Source material ->
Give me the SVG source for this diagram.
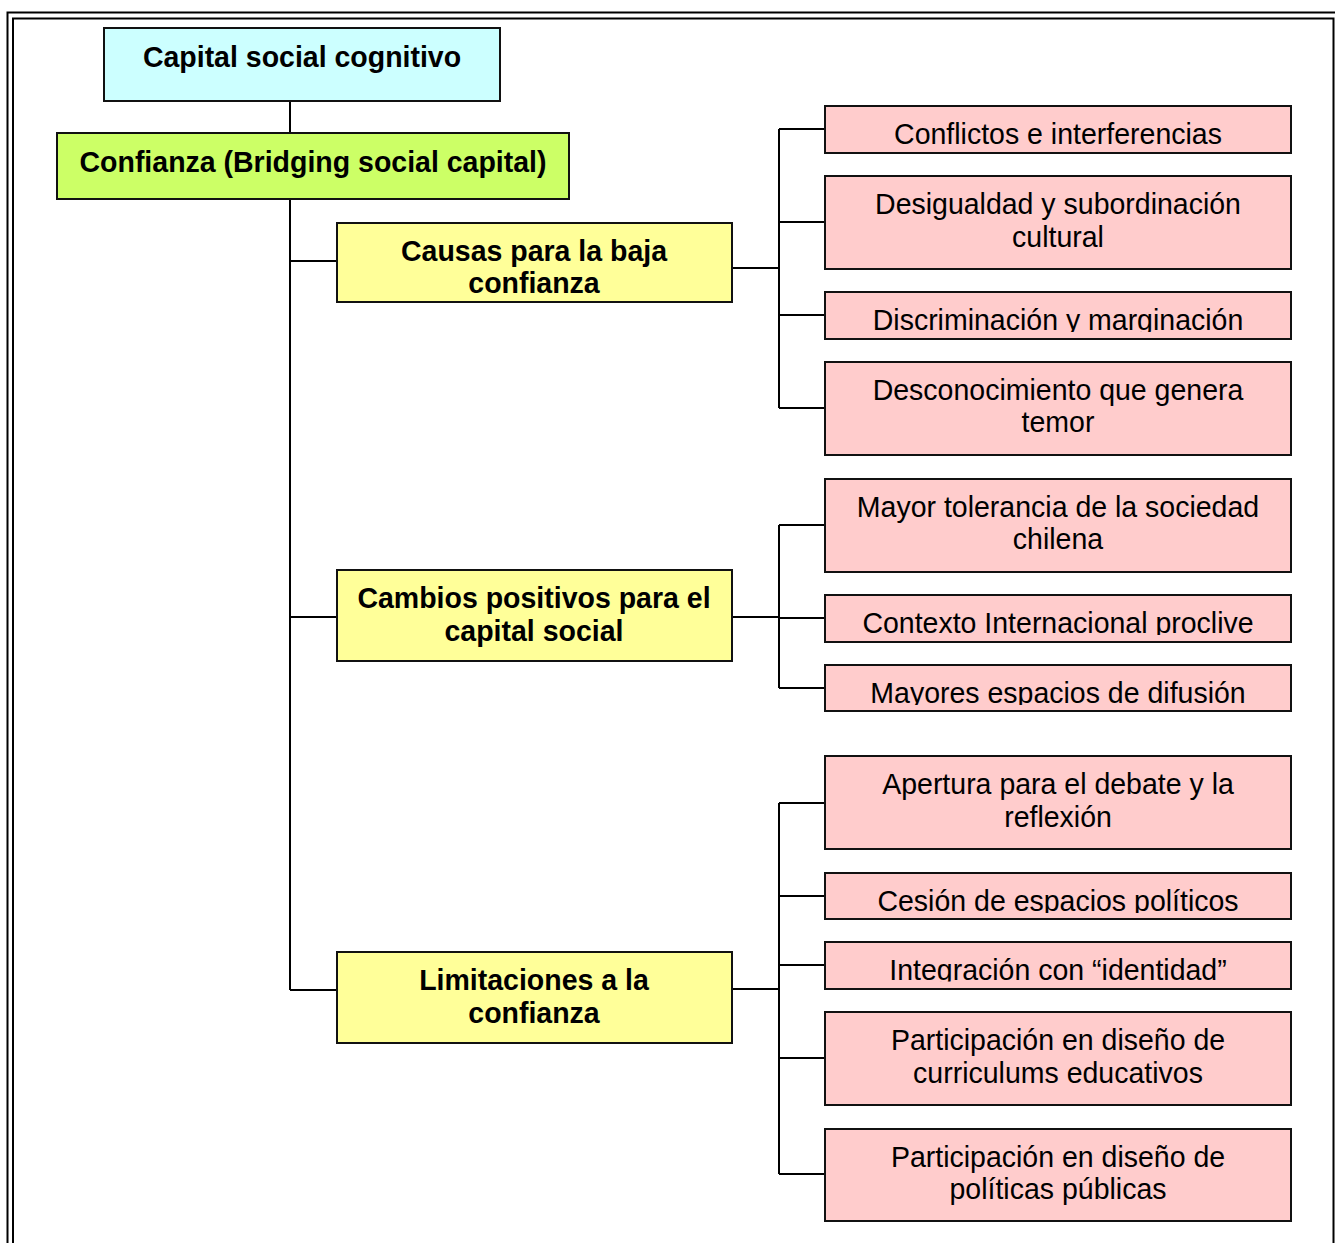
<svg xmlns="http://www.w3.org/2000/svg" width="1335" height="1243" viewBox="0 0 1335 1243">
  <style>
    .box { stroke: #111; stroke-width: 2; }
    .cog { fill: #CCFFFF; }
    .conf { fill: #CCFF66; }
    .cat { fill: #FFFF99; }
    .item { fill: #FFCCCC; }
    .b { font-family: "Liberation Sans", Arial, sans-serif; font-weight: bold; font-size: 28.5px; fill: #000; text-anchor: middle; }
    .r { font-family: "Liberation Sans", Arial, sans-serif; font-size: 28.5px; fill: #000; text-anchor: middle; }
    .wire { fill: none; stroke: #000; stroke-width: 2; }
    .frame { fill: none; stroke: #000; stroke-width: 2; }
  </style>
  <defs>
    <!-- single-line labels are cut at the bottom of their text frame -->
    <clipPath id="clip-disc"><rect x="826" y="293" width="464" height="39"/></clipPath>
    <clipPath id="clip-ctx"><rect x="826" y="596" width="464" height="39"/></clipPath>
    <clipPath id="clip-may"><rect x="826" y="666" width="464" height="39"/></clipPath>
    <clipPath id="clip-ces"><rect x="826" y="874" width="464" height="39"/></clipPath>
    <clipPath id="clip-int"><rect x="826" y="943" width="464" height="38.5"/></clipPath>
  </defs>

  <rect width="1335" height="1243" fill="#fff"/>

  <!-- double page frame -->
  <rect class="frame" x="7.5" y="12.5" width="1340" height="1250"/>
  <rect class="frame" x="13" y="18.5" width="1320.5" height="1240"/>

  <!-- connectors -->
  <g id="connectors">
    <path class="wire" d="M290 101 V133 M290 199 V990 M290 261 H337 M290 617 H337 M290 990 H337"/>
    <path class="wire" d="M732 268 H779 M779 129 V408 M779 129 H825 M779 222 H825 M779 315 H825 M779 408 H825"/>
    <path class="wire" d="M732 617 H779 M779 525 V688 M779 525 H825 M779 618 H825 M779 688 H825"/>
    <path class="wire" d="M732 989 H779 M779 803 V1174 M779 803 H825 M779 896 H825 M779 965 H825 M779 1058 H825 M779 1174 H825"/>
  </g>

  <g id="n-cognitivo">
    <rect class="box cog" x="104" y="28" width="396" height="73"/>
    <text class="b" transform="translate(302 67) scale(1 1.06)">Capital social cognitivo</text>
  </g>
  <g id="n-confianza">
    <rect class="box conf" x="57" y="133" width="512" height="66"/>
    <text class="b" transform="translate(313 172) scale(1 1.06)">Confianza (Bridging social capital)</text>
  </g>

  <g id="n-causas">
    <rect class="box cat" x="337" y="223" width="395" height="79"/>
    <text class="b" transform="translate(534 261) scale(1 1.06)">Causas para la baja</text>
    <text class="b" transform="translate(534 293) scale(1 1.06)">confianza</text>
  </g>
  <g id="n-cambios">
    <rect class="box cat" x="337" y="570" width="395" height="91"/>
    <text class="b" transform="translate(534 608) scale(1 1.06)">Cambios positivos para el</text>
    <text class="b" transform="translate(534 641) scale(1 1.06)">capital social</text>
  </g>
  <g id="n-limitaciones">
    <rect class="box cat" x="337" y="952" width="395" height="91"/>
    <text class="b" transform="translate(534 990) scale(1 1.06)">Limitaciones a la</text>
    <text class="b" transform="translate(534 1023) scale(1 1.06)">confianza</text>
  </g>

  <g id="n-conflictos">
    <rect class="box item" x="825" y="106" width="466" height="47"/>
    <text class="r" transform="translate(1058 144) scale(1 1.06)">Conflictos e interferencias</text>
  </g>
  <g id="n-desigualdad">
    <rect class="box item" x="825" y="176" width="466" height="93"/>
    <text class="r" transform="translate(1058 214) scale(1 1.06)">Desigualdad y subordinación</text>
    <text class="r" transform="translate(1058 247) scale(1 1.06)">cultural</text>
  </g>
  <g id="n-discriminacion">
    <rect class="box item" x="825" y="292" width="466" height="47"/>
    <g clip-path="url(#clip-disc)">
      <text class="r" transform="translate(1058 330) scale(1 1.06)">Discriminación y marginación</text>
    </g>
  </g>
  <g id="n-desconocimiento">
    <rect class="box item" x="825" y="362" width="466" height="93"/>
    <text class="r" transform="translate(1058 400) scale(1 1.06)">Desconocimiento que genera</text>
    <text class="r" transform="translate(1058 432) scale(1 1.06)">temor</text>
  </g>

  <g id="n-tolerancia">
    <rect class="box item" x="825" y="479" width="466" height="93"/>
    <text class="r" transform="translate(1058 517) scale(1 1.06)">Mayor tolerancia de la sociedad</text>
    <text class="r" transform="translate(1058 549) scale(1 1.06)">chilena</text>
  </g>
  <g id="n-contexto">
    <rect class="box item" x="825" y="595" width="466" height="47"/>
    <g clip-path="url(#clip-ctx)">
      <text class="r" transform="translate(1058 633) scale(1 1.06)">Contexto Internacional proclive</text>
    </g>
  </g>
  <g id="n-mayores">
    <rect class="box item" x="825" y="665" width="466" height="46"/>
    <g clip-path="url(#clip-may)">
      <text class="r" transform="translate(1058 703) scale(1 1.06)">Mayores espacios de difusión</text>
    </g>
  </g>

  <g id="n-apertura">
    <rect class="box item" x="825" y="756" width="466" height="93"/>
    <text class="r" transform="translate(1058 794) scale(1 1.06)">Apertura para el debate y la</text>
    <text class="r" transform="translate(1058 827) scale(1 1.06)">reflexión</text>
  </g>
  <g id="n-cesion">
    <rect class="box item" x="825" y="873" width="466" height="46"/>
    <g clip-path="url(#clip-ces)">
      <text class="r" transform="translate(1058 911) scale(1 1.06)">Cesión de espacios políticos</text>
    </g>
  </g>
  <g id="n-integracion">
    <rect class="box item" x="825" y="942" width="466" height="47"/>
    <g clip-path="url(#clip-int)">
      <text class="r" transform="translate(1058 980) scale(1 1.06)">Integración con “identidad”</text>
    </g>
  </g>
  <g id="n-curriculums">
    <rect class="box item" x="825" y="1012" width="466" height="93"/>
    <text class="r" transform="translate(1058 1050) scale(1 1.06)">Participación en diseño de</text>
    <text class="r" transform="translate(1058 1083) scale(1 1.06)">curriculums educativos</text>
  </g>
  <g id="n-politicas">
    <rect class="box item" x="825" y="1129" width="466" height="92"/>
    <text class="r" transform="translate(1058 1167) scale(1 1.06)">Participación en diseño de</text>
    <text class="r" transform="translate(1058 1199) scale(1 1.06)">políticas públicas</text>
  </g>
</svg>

Aim -> Do not copy the pictures, but repeat every line exactly.

Response to the task ->
Give me the SVG source for this diagram.
<svg xmlns="http://www.w3.org/2000/svg" width="1335" height="1243" viewBox="0 0 1335 1243">
  <style>
    .box { stroke: #111; stroke-width: 2; }
    .cog { fill: #CCFFFF; }
    .conf { fill: #CCFF66; }
    .cat { fill: #FFFF99; }
    .item { fill: #FFCCCC; }
    .b { font-family: "Liberation Sans", Arial, sans-serif; font-weight: bold; font-size: 28.5px; fill: #000; text-anchor: middle; }
    .r { font-family: "Liberation Sans", Arial, sans-serif; font-size: 28.5px; fill: #000; text-anchor: middle; }
    .wire { fill: none; stroke: #000; stroke-width: 2; }
    .frame { fill: none; stroke: #000; stroke-width: 2; }
  </style>
  <defs>
    <!-- single-line labels are cut at the bottom of their text frame -->
    <clipPath id="clip-disc"><rect x="826" y="293" width="464" height="39"/></clipPath>
    <clipPath id="clip-ctx"><rect x="826" y="596" width="464" height="39"/></clipPath>
    <clipPath id="clip-may"><rect x="826" y="666" width="464" height="39"/></clipPath>
    <clipPath id="clip-ces"><rect x="826" y="874" width="464" height="39"/></clipPath>
    <clipPath id="clip-int"><rect x="826" y="943" width="464" height="38.5"/></clipPath>
  </defs>

  <rect width="1335" height="1243" fill="#fff"/>

  <!-- double page frame -->
  <rect class="frame" x="7.5" y="12.5" width="1340" height="1250"/>
  <rect class="frame" x="13" y="18.5" width="1320.5" height="1240"/>

  <!-- connectors -->
  <g id="connectors">
    <path class="wire" d="M290 101 V133 M290 199 V990 M290 261 H337 M290 617 H337 M290 990 H337"/>
    <path class="wire" d="M732 268 H779 M779 129 V408 M779 129 H825 M779 222 H825 M779 315 H825 M779 408 H825"/>
    <path class="wire" d="M732 617 H779 M779 525 V688 M779 525 H825 M779 618 H825 M779 688 H825"/>
    <path class="wire" d="M732 989 H779 M779 803 V1174 M779 803 H825 M779 896 H825 M779 965 H825 M779 1058 H825 M779 1174 H825"/>
  </g>

  <g id="n-cognitivo">
    <rect class="box cog" x="104" y="28" width="396" height="73"/>
    <text class="b" transform="translate(302 67) scale(1 1.06)">Capital social cognitivo</text>
  </g>
  <g id="n-confianza">
    <rect class="box conf" x="57" y="133" width="512" height="66"/>
    <text class="b" transform="translate(313 172) scale(1 1.06)">Confianza (Bridging social capital)</text>
  </g>

  <g id="n-causas">
    <rect class="box cat" x="337" y="223" width="395" height="79"/>
    <text class="b" transform="translate(534 261) scale(1 1.06)">Causas para la baja</text>
    <text class="b" transform="translate(534 293) scale(1 1.06)">confianza</text>
  </g>
  <g id="n-cambios">
    <rect class="box cat" x="337" y="570" width="395" height="91"/>
    <text class="b" transform="translate(534 608) scale(1 1.06)">Cambios positivos para el</text>
    <text class="b" transform="translate(534 641) scale(1 1.06)">capital social</text>
  </g>
  <g id="n-limitaciones">
    <rect class="box cat" x="337" y="952" width="395" height="91"/>
    <text class="b" transform="translate(534 990) scale(1 1.06)">Limitaciones a la</text>
    <text class="b" transform="translate(534 1023) scale(1 1.06)">confianza</text>
  </g>

  <g id="n-conflictos">
    <rect class="box item" x="825" y="106" width="466" height="47"/>
    <text class="r" transform="translate(1058 144) scale(1 1.06)">Conflictos e interferencias</text>
  </g>
  <g id="n-desigualdad">
    <rect class="box item" x="825" y="176" width="466" height="93"/>
    <text class="r" transform="translate(1058 214) scale(1 1.06)">Desigualdad y subordinación</text>
    <text class="r" transform="translate(1058 247) scale(1 1.06)">cultural</text>
  </g>
  <g id="n-discriminacion">
    <rect class="box item" x="825" y="292" width="466" height="47"/>
    <g clip-path="url(#clip-disc)">
      <text class="r" transform="translate(1058 330) scale(1 1.06)">Discriminación y marginación</text>
    </g>
  </g>
  <g id="n-desconocimiento">
    <rect class="box item" x="825" y="362" width="466" height="93"/>
    <text class="r" transform="translate(1058 400) scale(1 1.06)">Desconocimiento que genera</text>
    <text class="r" transform="translate(1058 432) scale(1 1.06)">temor</text>
  </g>

  <g id="n-tolerancia">
    <rect class="box item" x="825" y="479" width="466" height="93"/>
    <text class="r" transform="translate(1058 517) scale(1 1.06)">Mayor tolerancia de la sociedad</text>
    <text class="r" transform="translate(1058 549) scale(1 1.06)">chilena</text>
  </g>
  <g id="n-contexto">
    <rect class="box item" x="825" y="595" width="466" height="47"/>
    <g clip-path="url(#clip-ctx)">
      <text class="r" transform="translate(1058 633) scale(1 1.06)">Contexto Internacional proclive</text>
    </g>
  </g>
  <g id="n-mayores">
    <rect class="box item" x="825" y="665" width="466" height="46"/>
    <g clip-path="url(#clip-may)">
      <text class="r" transform="translate(1058 703) scale(1 1.06)">Mayores espacios de difusión</text>
    </g>
  </g>

  <g id="n-apertura">
    <rect class="box item" x="825" y="756" width="466" height="93"/>
    <text class="r" transform="translate(1058 794) scale(1 1.06)">Apertura para el debate y la</text>
    <text class="r" transform="translate(1058 827) scale(1 1.06)">reflexión</text>
  </g>
  <g id="n-cesion">
    <rect class="box item" x="825" y="873" width="466" height="46"/>
    <g clip-path="url(#clip-ces)">
      <text class="r" transform="translate(1058 911) scale(1 1.06)">Cesión de espacios políticos</text>
    </g>
  </g>
  <g id="n-integracion">
    <rect class="box item" x="825" y="942" width="466" height="47"/>
    <g clip-path="url(#clip-int)">
      <text class="r" transform="translate(1058 980) scale(1 1.06)">Integración con “identidad”</text>
    </g>
  </g>
  <g id="n-curriculums">
    <rect class="box item" x="825" y="1012" width="466" height="93"/>
    <text class="r" transform="translate(1058 1050) scale(1 1.06)">Participación en diseño de</text>
    <text class="r" transform="translate(1058 1083) scale(1 1.06)">curriculums educativos</text>
  </g>
  <g id="n-politicas">
    <rect class="box item" x="825" y="1129" width="466" height="92"/>
    <text class="r" transform="translate(1058 1167) scale(1 1.06)">Participación en diseño de</text>
    <text class="r" transform="translate(1058 1199) scale(1 1.06)">políticas públicas</text>
  </g>
</svg>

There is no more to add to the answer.